Branstad has been a critic of the court’s unanimous 2009 ruling which made gay marriage legal in Iowa. Branstad told one of the Gazette’s reporters the court had “overreached” by tossing out the state law which declared the only legal marriages in Iowa were between a man and a woman.
Iowa voters ended the terms of three of the justices in this fall’s election and a group of newly-elected House Republicans intends to draft articles of impeachment for the other justices who remain on the court. Branstad told the newspaper “it’s pretty obvious” the justices have not committed the kind of “malfeasance” which should lead to impeachment. Branstad said Iowans will have a chance to vote those four justices off the bench in upcoming retention elections.
Erin Seidler is a spokeswoman for “Justice, Not Politics” — a group which supports retaining the justices.
“We are a bit disappointed that it took Terry 13 days to come to this point,” Seidler says. “We are pleased that he came to the same conclusion that I think a lot of Iowans are coming to, that the threat to impeach the remaining four supreme court justices is a dangerous idea with serious consequences.”
Seidler says her group hopes Branstad is able to persuade his fellow Republicans to drop their plan to pursue impeachment.

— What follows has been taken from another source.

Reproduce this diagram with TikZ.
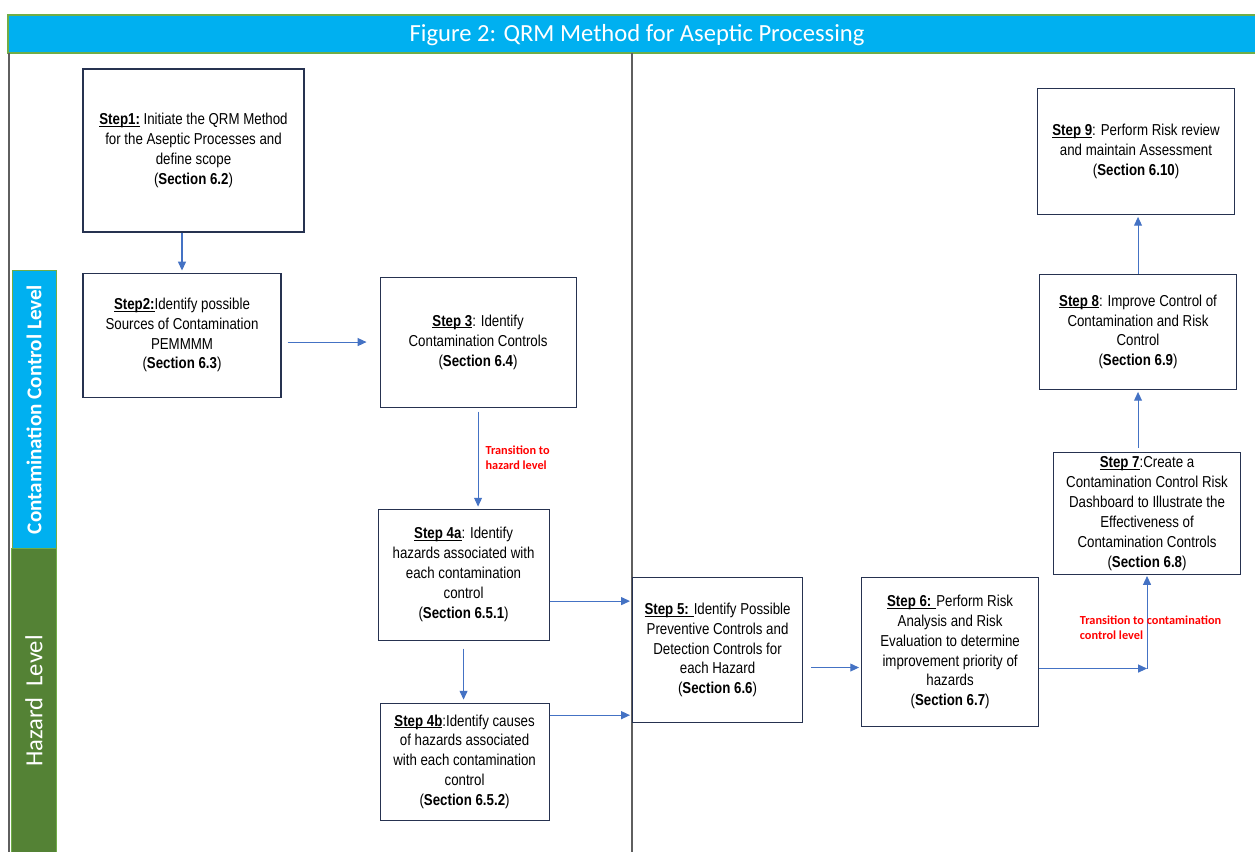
\documentclass[tikz,border=0pt]{standalone}
\usepackage{fontspec}
\usepackage{tikz}
\usetikzlibrary{arrows.meta}
\usetikzlibrary{positioning}
\newfontfamily\boxfont[FakeStretch=0.84]{Liberation Sans}
\newfontfamily\calfont{Carlito}
\definecolor{titlecyan}{RGB}{0,176,240}
\definecolor{bandgreen}{RGB}{84,130,53}
\definecolor{edgegreen}{RGB}{112,173,71}
\definecolor{flowblue}{RGB}{68,114,196}
\definecolor{boxline}{RGB}{38,50,80}
\definecolor{divider}{RGB}{95,95,95}
\tikzset{>={Triangle[length=5pt,width=4.5pt]}, node distance=1cm}
\tikzstyle{block} = [draw=boxline, line width=0.6pt, fill=white, rectangle, inner sep=0pt, align=center, font=\boxfont\fontsize{9}{11.3}\selectfont]
\tikzstyle{flow} = [->, draw=flowblue, line width=0.6pt]
\tikzstyle{redlbl} = [text=red, align=left, inner sep=0pt, font=\calfont\bfseries\fontsize{7}{8.5}\selectfont]
\tikzstyle{band} = [draw=edgegreen, line width=0.5pt]
\newcommand{\stp}[1]{\setbox0\hbox{\textbf{#1}}\rlap{\rule[-1.1pt]{\wd0}{0.45pt}}\box0\relax}
\newcommand{\sect}[1]{(\textbf{Section #1})}

\begin{document}
\begin{tikzpicture}
    \useasboundingbox (0,0) rectangle (25.1,-17.02);

    % title bar and swim lanes
    \fill[white] (0,0) rectangle (25.1,-17.02);
    \draw[band, fill=titlecyan, line width=0.8pt] (0.16,-0.30) rectangle (25.2,-1.06);
    \node [text=white, font=\calfont\fontsize{14}{16}\selectfont] (title) at (12.74,-0.70) {Figure 2: QRM Method for Aseptic Processing};
    \draw [divider, line width=1pt] (0.18,-1.06) -- (0.18,-17.1);
    \draw [divider, line width=1pt] (12.64,-1.06) -- (12.64,-17.1);
    \draw [band, fill=titlecyan] (0.24,-5.40) rectangle (1.12,-10.96);
    \draw [band, fill=bandgreen] (0.22,-10.96) rectangle (1.12,-17.1);
    \node [rotate=90, text=white, font=\calfont\bfseries\fontsize{12}{14}\selectfont] (cclevel) at (0.68,-8.19) {Contamination Control Level};
    \node [rotate=90, text=white, font=\calfont\fontsize{14}{16}\selectfont] (hzlevel) at (0.68,-14.02) {Hazard\ \ Level};

    % steps
    \node [block, minimum width=4.42cm, minimum height=3.26cm] (step1) at (3.87,-3.01) {\stp{Step1:} Initiate the QRM Method\\for the Aseptic Processes and\\define scope\\\sect{6.2}};
    \node [block, minimum width=3.96cm, minimum height=2.48cm, below=0.8cm of step1.south west, anchor=north west] (step2) {\stp{Step2:}Identify possible\\Sources of Contamination\\PEMMMM\\\sect{6.3}};
    \node [block, minimum width=3.92cm, minimum height=2.6cm, right=1.96cm of step2.north east, anchor=north west, yshift=-0.08cm] (step3) {\stp{Step 3}: Identify\\Contamination Controls\\\sect{6.4}};
    \node [block, minimum width=3.42cm, minimum height=2.62cm, below=2.02cm of step3.south west, anchor=north west, xshift=-0.04cm] (step4a) {\stp{Step 4a}: Identify\\hazards associated with\\each contamination\\control\\\sect{6.5.1}};
    \node [block, minimum width=3.38cm, minimum height=2.34cm, below=1.24cm of step4a.south west, anchor=north west, xshift=0.04cm] (step4b) {\stp{Step 4b}:Identify causes\\of hazards associated\\with each contamination\\control\\\sect{6.5.2}};
    \node [block, minimum width=3.4cm, minimum height=2.9cm, anchor=north west] (step5) at (12.64,-11.54) {\stp{Step 5: }Identify Possible\\Preventive Controls and\\Detection Controls for\\each Hazard\\\sect{6.6}};
    \node [block, minimum width=3.54cm, minimum height=2.98cm, right=1.16cm of step5.north east, anchor=north west] (step6) {\stp{Step 6: }Perform Risk\\Analysis and Risk\\Evaluation to determine\\improvement priority of\\hazards\\\sect{6.7}};
    \node [block, minimum width=3.74cm, minimum height=2.44cm, anchor=south west] (step7) at (21.06,-11.50) {\stp{Step 7}:Create a\\Contamination Control Risk\\Dashboard to Illustrate the\\Effectiveness of\\Contamination Controls\\\sect{6.8}};
    \node [block, minimum width=3.94cm, minimum height=2.3cm, above=1.24cm of step7.north, xshift=-0.18cm] (step8) {\stp{Step 8}: Improve Control of\\Contamination and Risk\\Control\\\sect{6.9}};
    \node [block, minimum width=3.94cm, minimum height=2.52cm, above=1.18cm of step8.north, xshift=-0.04cm] (step9) {\stp{Step 9}: Perform Risk review\\and maintain Assessment\\\sect{6.10}};

    \coordinate (out4a) at ([yshift=-.53cm]step4a.east);
    \coordinate (out4b) at ([yshift=.93cm]step4b.east);
    \coordinate (out5) at ([yshift=-.35cm]step5.east);
    \coordinate (out6) at ([yshift=-.33cm]step6.east);
    \coordinate (turn) at (out6 -| step7.south);

    \draw [flow, shorten >=.04cm] (step1.south -| step2.north) -- (step2.north);
    \draw [flow, shorten <=.12cm, shorten >=.26cm] (step2.east |- step3.west) -- (step3.west);
    \draw [flow, shorten <=.08cm, shorten >=.04cm] (step3.south) -- node [redlbl, right=0.14cm] (trans1) {Transition to\\hazard level} (step3.south |- step4a.north);
    \draw [flow, shorten <=.16cm, shorten >=.06cm] (step4a.south) -- (step4a.south |- step4b.north);
    \draw [flow, shorten >=.04cm] (out4a) -- (out4a -| step5.west);
    \draw [flow, shorten >=.04cm] (out4b) -- (out4b -| step5.west);
    \draw [flow, shorten <=.16cm, shorten >=.04cm] (out5) -- (out5 -| step6.west);
    \draw [flow] (out6) -- (turn);
    \draw [flow, shorten >=.02cm] (turn) -- (step7.south);
    \node [redlbl, anchor=west] (trans2) at ([xshift=-1.35cm, yshift=.81cm]turn) {Transition to contamination\\control level};
    \draw [flow, shorten <=.08cm, shorten >=.04cm] (step8.south |- step7.north) -- (step8.south);
    \draw [flow, shorten >=.04cm] (step8.north) -- (step8.north |- step9.south);
\end{tikzpicture}
\end{document}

“We need leadership right now and Iowans are looking for leadership on this,” Seidler says. “…We need Iowans to come together and tell lawmakers to end any impeachment talk now.”
The man who led the campaign to oust three of the justices through the 2010 retention election process has been calling on the other four justices to resign. Bob Vander Plaats, the C.E.O. of The FAMiLY Leader, said late last month that if the justices don’t resign, there’s a “better than 50/50 shot” they will be impeached.